Ahmed Tharwat is the host of a weekly show on Twin Cities Public Television (Ch. 17). In “Ahmed Tharwat: Imams at airport should have known better” in the Star Tribune (thanks to Paul), he ascribes the USAirways/Imam Rage controversy to American “paranoia” — and completely misrepresents the facts of the case.
From the view of Americans widely known for their ethnocentric and Islam-phobic tendencies, the imams “seemed angry,” as a passenger explained in a police statement. The patriotic passenger continued, “The men then chanted ‘Allah, Allah, Allah.’ And, “They spoke Arabic again.”
Any outraged Muslims should be aware that in a post-9/11 Islamic-phobic country, Muslims with huge untrimmed beards should just not pray in the boarding area at an airport. Period.
As Muslims, we should be the ones who are extremely cautious about traveling by air with paranoid Americans. As for me, I don’t really care what the First Amendment says or entitles you to. I do not care if the time of prayer was called or not. According to my only imam (my dad), a Muslim when traveling can always pray all five daily prayers in the comfort of home upon arrival. The prophet followed this guideline, even though he was among his own devoted followers, not a suspicious and paranoid airport crowd.
You just cannot display that degree of poor judgment as a Muslim, let alone as an imam, whom other Muslims expect to exhibit social prudence. This is an era in which we can assume that Muslims are profiled, some have their phones monitored, and others may be followed or watched when they are praying at mosques, all in the interest of the safety of the flying public. What are you thinking when you pray at the airport itself?
What happened at the airport to those six imams is not a lack of legal rights and a First Amendment issue. This is a lack of common sense and poor judgment issue. Those imams are supposedly teaching us through sermons at every Friday prayer how to behave as a Muslim living in a hostile time.
Those six imams’ biggest blunder was not just praying together at the airport but being there together. Bushra Khan, spokeswoman for CAIR’s Arizona chapter, said, “All these men did was pray … and that scares some people.” Please count me in; I would be too, but not because this type of behavior indicates a terrorist tendency, but rather a stupidity tendency. In this post-9/11 era, when I travel, I am always clean-shaven; I leave my prayer rug and my nail clippers at home along with my feta cheese and cans of fava beans. I don’t even pray at a mosque, let alone at the airport. My biggest concern at the airport is not connecting with God Almighty but connecting with my flight. I stay quietly in the waiting area, watching CNN and Fox network news blasting “fair and balanced” coverage of Muslims around the world.
Oh, poor dear.
I don’t ask for special halal meals on the flight, but just quietly fish out any offending pork that may have found its way into my entree. And when they ask me to take off my shoes, I understand it is time for a security check and not time for prayer.

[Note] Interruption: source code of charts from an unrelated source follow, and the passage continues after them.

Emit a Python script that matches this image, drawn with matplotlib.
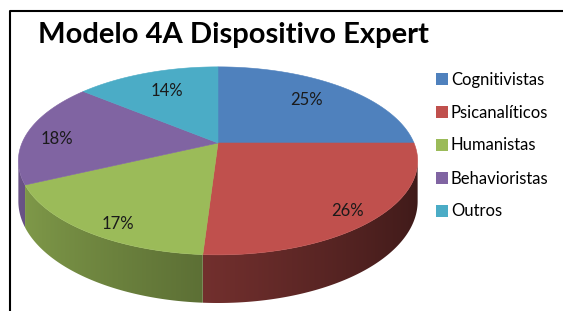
import numpy as np
import matplotlib
matplotlib.use("Agg")
import matplotlib.pyplot as plt
from matplotlib.patches import Polygon, Patch
from matplotlib.lines import Line2D
from matplotlib.colors import to_rgb

plt.rcParams['font.family'] = ['Lato', 'DejaVu Sans']

title = "Modelo 4A Dispositivo Expert"
categories = ["Cognitivistas", "Psicanalíticos", "Humanistas", "Behavioristas", "Outros"]
values = [25, 26, 17, 18, 14]
labels = ["25%", "26%", "17%", "18%", "14%"]

# styles
colors = ["#4F81BD", "#C0504D", "#9BBB59", "#8064A2", "#4BACC6"]
label_r = [0.72, 0.85, 0.85, 0.85, 0.72]
label_nudge = [(-2, -1), (0, 4), (8, 7), (1, 5), (2, 1)]

W, H = 563, 311
fig = plt.figure(figsize=(W / 100, H / 100), dpi=100)
ax = fig.add_axes([0, 0, 1, 1])

cx, cy = 218, 143
A, B = 196, 90.6
k = 0.19
depth = 39


def proj(r, th):
    th = np.asarray(th, dtype=float)
    x = r * np.cos(th)
    y = r * np.sin(th)
    w = 1 + k * y
    return cx + A * x / w, cy - B * y / w


def drop(th):
    return depth / (1 + k * np.sin(th))


def shade(th):
    return 0.58 - 0.26 * np.cos(th)


fr = np.array(values, dtype=float) / np.sum(values)
starts = np.pi / 2 - 2 * np.pi * np.concatenate([[0], np.cumsum(fr)[:-1]])
ends = starts - 2 * np.pi * fr

# visible front range of the side wall
thL = -np.pi + np.arcsin(k)
thR = -np.arcsin(k)
th_grid = np.linspace(thL, thR, 2000)
x_grid, _ = proj(1, th_grid)


def wrap_range(a, b):
    for off in (0, -2 * np.pi, 2 * np.pi):
        lo, hi = b + off, a + off
        lo2, hi2 = max(lo, thL), min(hi, thR)
        if hi2 > lo2:
            return lo2, hi2
    return None


for i in range(len(values)):
    rng = wrap_range(starts[i], ends[i])
    if rng is None:
        continue
    lo, hi = rng
    ts = np.linspace(lo, hi, 300)
    tx, ty = proj(1, ts)
    by = ty + drop(ts)
    pts = list(zip(tx, ty)) + list(zip(tx[::-1], by[::-1]))
    poly = Polygon(pts, closed=True, facecolor='none', edgecolor='none')
    ax.add_patch(poly)
    x0, x1 = tx.min(), tx.max()
    y0, y1 = ty.min(), by.max()
    cols = np.linspace(x0, x1, 400)
    th_c = np.interp(cols, x_grid, th_grid)
    base = np.array(to_rgb(colors[i]))
    img = np.clip(base[None, :] * shade(th_c)[:, None], 0, 1)[None, :, :]
    im = ax.imshow(img, extent=(x0, x1, y1, y0), aspect='auto', interpolation='bilinear',
                   origin='upper', zorder=1)
    im.set_clip_path(poly)

# top faces
for i in range(len(values)):
    ts = np.linspace(starts[i], ends[i], 200)
    px, py = proj(1, ts)
    pts = [(cx, cy)] + list(zip(px, py))
    ax.add_patch(Polygon(pts, closed=True, facecolor=colors[i], edgecolor=colors[i],
                         lw=0.4, zorder=2))

# labels
for i in range(len(values)):
    tm = 0.5 * (starts[i] + ends[i])
    px, py = proj(label_r[i], tm)
    dx, dy = label_nudge[i]
    ax.text(px + dx, py + dy, labels[i], ha='center', va='center', fontsize=12,
            color='#1a1a1a', zorder=3)

# title
ax.text(38, 42.7, title, fontsize=21, fontweight='bold', ha='left', va='baseline',
        color='black', zorder=3)

# border
ax.add_line(Line2D([10, 10, W], [H, 10.5, 10.5], color='black', lw=1.5, zorder=3))

handles = [Patch(facecolor=c, edgecolor='none') for c in colors]
ax.legend(handles, categories, loc='upper left', bbox_to_anchor=(436 / W, 1 - 71.5 / H),
          frameon=False, fontsize=12, handlelength=0.7, handleheight=0.7,
          handletextpad=0.2, labelspacing=1.02, borderaxespad=0, borderpad=0)

ax.set_xlim(0, W)
ax.set_ylim(H, 0)
ax.axis('off')

fig.savefig("out.png", dpi=100)
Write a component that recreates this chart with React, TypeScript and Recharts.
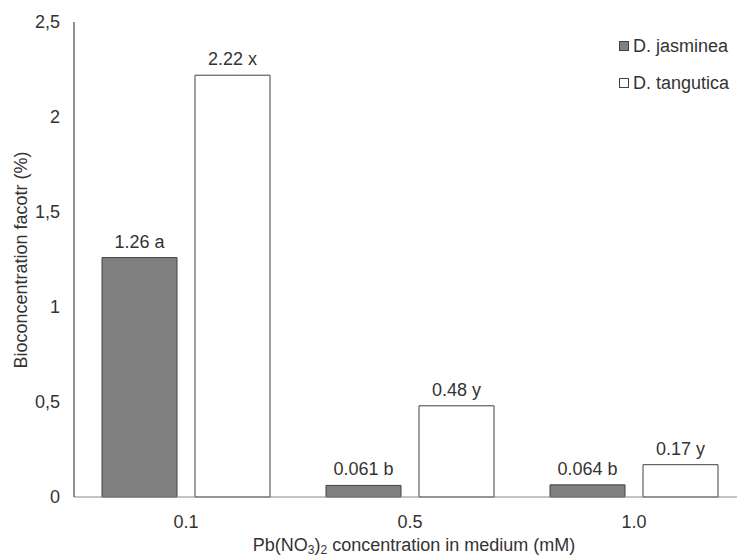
import { BarChart, Bar, XAxis, YAxis, LabelList } from 'recharts'

const categories = ['0.1', '0.5', '1.0']
const jasminea = [1.26, 0.061, 0.064]
const tangutica = [2.22, 0.48, 0.17]
const jasmineaLabels = ['1.26 a', '0.061 b', '0.064 b']
const tanguticaLabels = ['2.22 x', '0.48 y', '0.17 y']
const yTicks = [0, 0.5, 1, 1.5, 2, 2.5]

const font = '"Liberation Sans", Arial, sans-serif'
const textColor = '#333'
const fs = 18

const data = categories.map((c, i) => ({
  conc: c,
  jasminea: jasminea[i],
  tangutica: tangutica[i],
  jLabel: jasmineaLabels[i],
  tLabel: tanguticaLabels[i],
}))

const series = [
  { name: 'D. jasminea', fill: '#808080' },
  { name: 'D. tangutica', fill: '#ffffff' },
]

// legend drawn as an overlay so it doesn't steal room from the plot
function LegendBox() {
  return (
    <div
      style={{
        position: 'absolute',
        left: 619,
        top: 27,
        fontFamily: font,
        fontSize: fs,
        color: textColor,
        lineHeight: '20px',
      }}
    >
      {series.map(s => (
        <div key={s.name} style={{ display: 'flex', alignItems: 'center', height: 37 }}>
          <span
            style={{ width: 8, height: 8, background: s.fill, border: '1px solid #404040', marginRight: 4 }}
          />
          <span>{s.name}</span>
        </div>
      ))}
    </div>
  )
}

export default function App() {
  // the original figure is cropped a little on the right, so the plot runs past 737px
  return (
    <div
      style={{
        position: 'fixed',
        left: 0,
        top: 0,
        width: 737,
        height: 556,
        background: '#fff',
        overflow: 'hidden',
      }}
    >
      <BarChart
        width={746}
        height={556}
        data={data}
        margin={{ top: 22, right: 0, bottom: 29, left: 0 }}
        barCategoryGap={28}
        barGap={18}
      >
        <XAxis
          dataKey="conc"
          height={30}
          axisLine={{ stroke: '#898989' }}
          tickLine={false}
          tickMargin={12}
          tick={{ fill: textColor, fontSize: fs, fontFamily: font }}
          label={{
            content: () => (
              <text x={414} y={551} textAnchor="middle" fill={textColor} fontSize={fs} fontFamily={font}>
                Pb(NO
                <tspan fontSize={12} dy={3}>3</tspan>
                <tspan dy={-3}>)</tspan>
                <tspan fontSize={12} dy={3}>2</tspan>
                <tspan dy={-3}> concentration in medium  (mM)</tspan>
              </text>
            ),
          }}
        />
        <YAxis
          width={74}
          domain={[0, 2.5]}
          ticks={yTicks}
          interval={0}
          axisLine={{ stroke: '#262626' }}
          tickLine={false}
          tickMargin={8}
          tickFormatter={(v: number) => String(v).replace('.', ',')}
          tick={{ fill: textColor, fontSize: fs, fontFamily: font }}
          label={{
            content: () => (
              <text
                x={27}
                y={260}
                transform="rotate(-90 27 260)"
                textAnchor="middle"
                fill={textColor}
                fontSize={fs}
                fontFamily={font}
              >
                Bioconcentration facotr (%)
              </text>
            ),
          }}
        />
        <Bar dataKey="jasminea" name="D. jasminea" fill="#808080" stroke="#404040" isAnimationActive={false}>
          <LabelList dataKey="jLabel" position="top" offset={10} fill={textColor} fontSize={fs} fontFamily={font} />
        </Bar>
        <Bar dataKey="tangutica" name="D. tangutica" fill="#ffffff" stroke="#404040" isAnimationActive={false}>
          <LabelList dataKey="tLabel" position="top" offset={10} fill={textColor} fontSize={fs} fontFamily={font} />
        </Bar>
      </BarChart>
      <LegendBox />
    </div>
  )
}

What a load of self-pitying hogwash. “All these men did was pray … and that scares some people”? Please count me out. The imams still haven’t explained why they asked for seat-belt extensions they didn’t need. Nor have they explained why they took seats on the plane in a pattern that has been identified in past terror attacks. Nor have they explained their other suspicious behavior. And ignoring all this, Ahmed Tharwat can pretend it’s all about paranoia, in painting a victimology scenario that some are certain to accept eagerly, no matter how fantastic and trumped-up it is.